When in comes to property rights, all eyes are on Oregon as voters there consider trimming backMeasure 37. But in some ways, Oregon isn’t the most interesting game in town. That honor may belong to Alaska, where voters in the Matanuska-Susitna Borough will weigh 2007’s only regulatory takings ballot initiative in the form of Proposition 1.

While the “Mat-Su” isn’t known much outside of Alaska, it will be an interesting laboratory for examining the next round of “property rights” arguments. It’s likely that activists will try to improve their rhetoric and strategies after their not-terribly-successful outing to the polls in 2006.

I’ll have more to say on Proposition 1 in the coming months, but in the meantime you can find good newspaper coverage here and here.

And here the local paper, the Mat-Su Valley Frontiersmen, inveighs against the measure in an editorial that appears to have been truncated on the web.

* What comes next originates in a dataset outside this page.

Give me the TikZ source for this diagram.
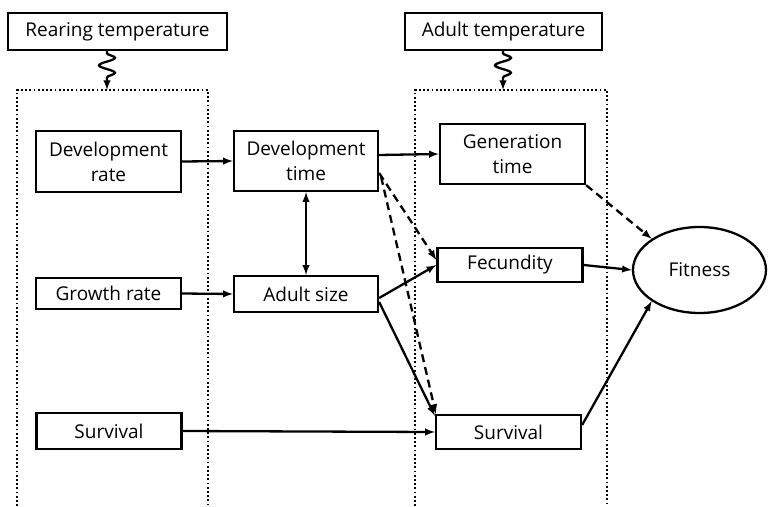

Still, I thought there was some apt language, so I’ll close with an excerpt:

In this case, one’s rights can make a wrong for all. Hogtying the borough, a city or any special district in how it makes public land use policy will result in a chaotic, expensive system no agency could possibly afford.

Oh, I almost forgot: I do have one big criticism of the editorial’s language. Prop 1 isn’t really a threat to what an “agency” can afford; it’s a threat to what the public—you know, citizens and taxpayers—can afford.